━━━ SOURCE MATERIAL ━━━

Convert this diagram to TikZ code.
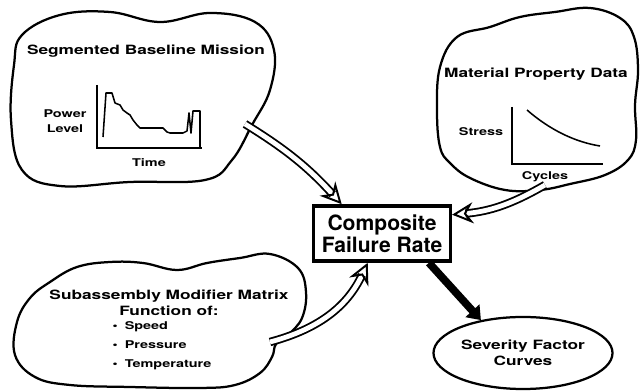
\documentclass[tikz,border=0pt]{standalone}
\usepackage{fontspec}
\newfontfamily\widefont{TeX Gyre Heros}[FakeStretch=1.35]
\newfontfamily\boxfont{TeX Gyre Heros}
\usetikzlibrary{arrows.meta, shapes.geometric}

\begin{document}
\begin{tikzpicture}[x=0.025cm, y=0.025cm,
    cloudtitle/.style={font=\widefont\bfseries\fontsize{9.1}{11}\selectfont,
                       align=center, inner sep=1pt},
    smalltxt/.style={font=\widefont\bfseries\fontsize{7.6}{10.5}\selectfont,
                     align=center, inner sep=1pt},
    cloudline/.style={line width=1.6pt, line join=round},
    plotaxis/.style={line width=1.8pt, line join=miter},
    plotcurve/.style={line width=1.1pt, line join=round},
    tailarrow/.style={line width=1.3pt, double=white, double distance=3.4pt,
                      -{Stealth[open, length=15pt, width=15pt, inset=5pt, line width=1.4pt]}},
    heavyarrow/.style={line width=5.5pt, -{Triangle[length=9pt, width=13pt]}}
]
\useasboundingbox (0,0) rectangle (642,392);

%% ── Centre box and result oval ─────────────────────────────────────────
\node[draw, line width=2.4pt, minimum width=3.42cm, minimum height=1.38cm,
      inner sep=2pt, align=center,
      font=\boxfont\bfseries\fontsize{15}{16}\selectfont] (rate) at (382,158.5)
      {Composite\\Failure Rate};
\node[ellipse, draw, line width=1.6pt, minimum width=4.4cm, minimum height=1.8cm,
      cloudtitle] (sev) at (523,39) {Severity Factor\\Curves};

%% ── Cloud texts ────────────────────────────────────────────────────────
\node[cloudtitle] (segtitle) at (146,341) {Segmented Baseline Mission};
\node[smalltxt]   (power)    at (65,271)  {Power\\Level};
\node[smalltxt]   (time)     at (149,229) {Time};
\node[cloudtitle] (mattitle) at (536,318) {Material Property Data};
\node[smalltxt]   (stress)   at (481,260) {Stress};
\node[smalltxt]   (cycles)   at (545,215) {Cycles};
\node[cloudtitle] (subtitle) at (169,89)  {Subassembly Modifier Matrix\\Function of:};
\node[smalltxt, align=left, anchor=west,
      font=\widefont\bfseries\fontsize{7.6}{13.5}\selectfont] (sublist) at (111,46)
      {\textbullet\hspace{5pt}Speed\\\textbullet\hspace{5pt}Pressure\\\textbullet\hspace{5pt}Temperature};

%% ── Cloud outlines ─────────────────────────────────────────────────────
\draw[cloudline] plot[smooth cycle, tension=0.65] coordinates {
  (22,357) (60,377) (110,380) (160,370) (210,379) (255,370) (274,342)
  (270,302) (252,267) (232,232) (205,212) (130,210) (60,206) (22,222)
  (11,272) (14,327)};
\draw[cloudline] plot[smooth cycle, tension=0.65] coordinates {
  (440,245) (437,282) (440,325) (457,355) (490,365) (520,375) (555,380)
  (590,384) (620,374) (634,355) (638,322) (635,287) (636,252) (628,232)
  (605,217) (570,208) (540,202) (505,202) (470,214) (450,229)};
\draw[cloudline] plot[smooth cycle, tension=0.65] coordinates {
  (50,110) (77,125) (110,130) (143,129) (177,122) (207,129) (240,134)
  (270,138) (298,124) (306,100) (302,74) (288,57) (276,48) (272,35)
  (260,19) (235,7) (200,4) (130,5) (70,7) (35,15) (15,37) (17,70) (30,94)};

%% ── Small plots ────────────────────────────────────────────────────────
\draw[plotaxis] (97,307) -- (97,244) -- (202,244);
\draw[plotcurve] (103,255) -- (106,299) -- (112,299) -- (115,289) -- (120,287)
  -- (123,282) -- (127,279) -- (130,277) -- (133,272) -- (137,267) -- (140,264)
  -- (163,264) -- (167,260) -- (170,259) -- (183,259) -- (187,261) -- (189,279)
  -- (191,259) -- (193,281) -- (200,281) -- (200,244);
\draw[plotaxis] (512,285) -- (512,228) -- (603,228);
\draw[plotcurve] (527,282) .. controls (550,262) and (575,250) .. (600,246);

%% ── Arrows into the box ────────────────────────────────────────────────
\coordinate (segtail) at (245,268);
\coordinate (mattail) at (545,207);
\coordinate (subtail) at (270,50);
\draw[tailarrow] (segtail) to[bend left=8] (rate.144);
\draw[tailarrow] (mattail) to[out=-150, in=5] (rate.15);
\draw[tailarrow] (subtail) to[out=15, in=-115] (rate.-116);
\draw[heavyarrow] (rate.-32) -- (sev.142);
\end{tikzpicture}
\end{document}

━━━

* [THE EXERCISE] All the material shown above is to be copied exactly, with no pictures carried over.

* [RESULT FOR THIS EXERCISE]
Convert this diagram to TikZ code.
\documentclass[tikz,border=0pt]{standalone}
\usepackage{fontspec}
\newfontfamily\widefont{TeX Gyre Heros}[FakeStretch=1.35]
\newfontfamily\boxfont{TeX Gyre Heros}
\usetikzlibrary{arrows.meta, shapes.geometric}

\begin{document}
\begin{tikzpicture}[x=0.025cm, y=0.025cm,
    cloudtitle/.style={font=\widefont\bfseries\fontsize{9.1}{11}\selectfont,
                       align=center, inner sep=1pt},
    smalltxt/.style={font=\widefont\bfseries\fontsize{7.6}{10.5}\selectfont,
                     align=center, inner sep=1pt},
    cloudline/.style={line width=1.6pt, line join=round},
    plotaxis/.style={line width=1.8pt, line join=miter},
    plotcurve/.style={line width=1.1pt, line join=round},
    tailarrow/.style={line width=1.3pt, double=white, double distance=3.4pt,
                      -{Stealth[open, length=15pt, width=15pt, inset=5pt, line width=1.4pt]}},
    heavyarrow/.style={line width=5.5pt, -{Triangle[length=9pt, width=13pt]}}
]
\useasboundingbox (0,0) rectangle (642,392);

%% ── Centre box and result oval ─────────────────────────────────────────
\node[draw, line width=2.4pt, minimum width=3.42cm, minimum height=1.38cm,
      inner sep=2pt, align=center,
      font=\boxfont\bfseries\fontsize{15}{16}\selectfont] (rate) at (382,158.5)
      {Composite\\Failure Rate};
\node[ellipse, draw, line width=1.6pt, minimum width=4.4cm, minimum height=1.8cm,
      cloudtitle] (sev) at (523,39) {Severity Factor\\Curves};

%% ── Cloud texts ────────────────────────────────────────────────────────
\node[cloudtitle] (segtitle) at (146,341) {Segmented Baseline Mission};
\node[smalltxt]   (power)    at (65,271)  {Power\\Level};
\node[smalltxt]   (time)     at (149,229) {Time};
\node[cloudtitle] (mattitle) at (536,318) {Material Property Data};
\node[smalltxt]   (stress)   at (481,260) {Stress};
\node[smalltxt]   (cycles)   at (545,215) {Cycles};
\node[cloudtitle] (subtitle) at (169,89)  {Subassembly Modifier Matrix\\Function of:};
\node[smalltxt, align=left, anchor=west,
      font=\widefont\bfseries\fontsize{7.6}{13.5}\selectfont] (sublist) at (111,46)
      {\textbullet\hspace{5pt}Speed\\\textbullet\hspace{5pt}Pressure\\\textbullet\hspace{5pt}Temperature};

%% ── Cloud outlines ─────────────────────────────────────────────────────
\draw[cloudline] plot[smooth cycle, tension=0.65] coordinates {
  (22,357) (60,377) (110,380) (160,370) (210,379) (255,370) (274,342)
  (270,302) (252,267) (232,232) (205,212) (130,210) (60,206) (22,222)
  (11,272) (14,327)};
\draw[cloudline] plot[smooth cycle, tension=0.65] coordinates {
  (440,245) (437,282) (440,325) (457,355) (490,365) (520,375) (555,380)
  (590,384) (620,374) (634,355) (638,322) (635,287) (636,252) (628,232)
  (605,217) (570,208) (540,202) (505,202) (470,214) (450,229)};
\draw[cloudline] plot[smooth cycle, tension=0.65] coordinates {
  (50,110) (77,125) (110,130) (143,129) (177,122) (207,129) (240,134)
  (270,138) (298,124) (306,100) (302,74) (288,57) (276,48) (272,35)
  (260,19) (235,7) (200,4) (130,5) (70,7) (35,15) (15,37) (17,70) (30,94)};

%% ── Small plots ────────────────────────────────────────────────────────
\draw[plotaxis] (97,307) -- (97,244) -- (202,244);
\draw[plotcurve] (103,255) -- (106,299) -- (112,299) -- (115,289) -- (120,287)
  -- (123,282) -- (127,279) -- (130,277) -- (133,272) -- (137,267) -- (140,264)
  -- (163,264) -- (167,260) -- (170,259) -- (183,259) -- (187,261) -- (189,279)
  -- (191,259) -- (193,281) -- (200,281) -- (200,244);
\draw[plotaxis] (512,285) -- (512,228) -- (603,228);
\draw[plotcurve] (527,282) .. controls (550,262) and (575,250) .. (600,246);

%% ── Arrows into the box ────────────────────────────────────────────────
\coordinate (segtail) at (245,268);
\coordinate (mattail) at (545,207);
\coordinate (subtail) at (270,50);
\draw[tailarrow] (segtail) to[bend left=8] (rate.144);
\draw[tailarrow] (mattail) to[out=-150, in=5] (rate.15);
\draw[tailarrow] (subtail) to[out=15, in=-115] (rate.-116);
\draw[heavyarrow] (rate.-32) -- (sev.142);
\end{tikzpicture}
\end{document}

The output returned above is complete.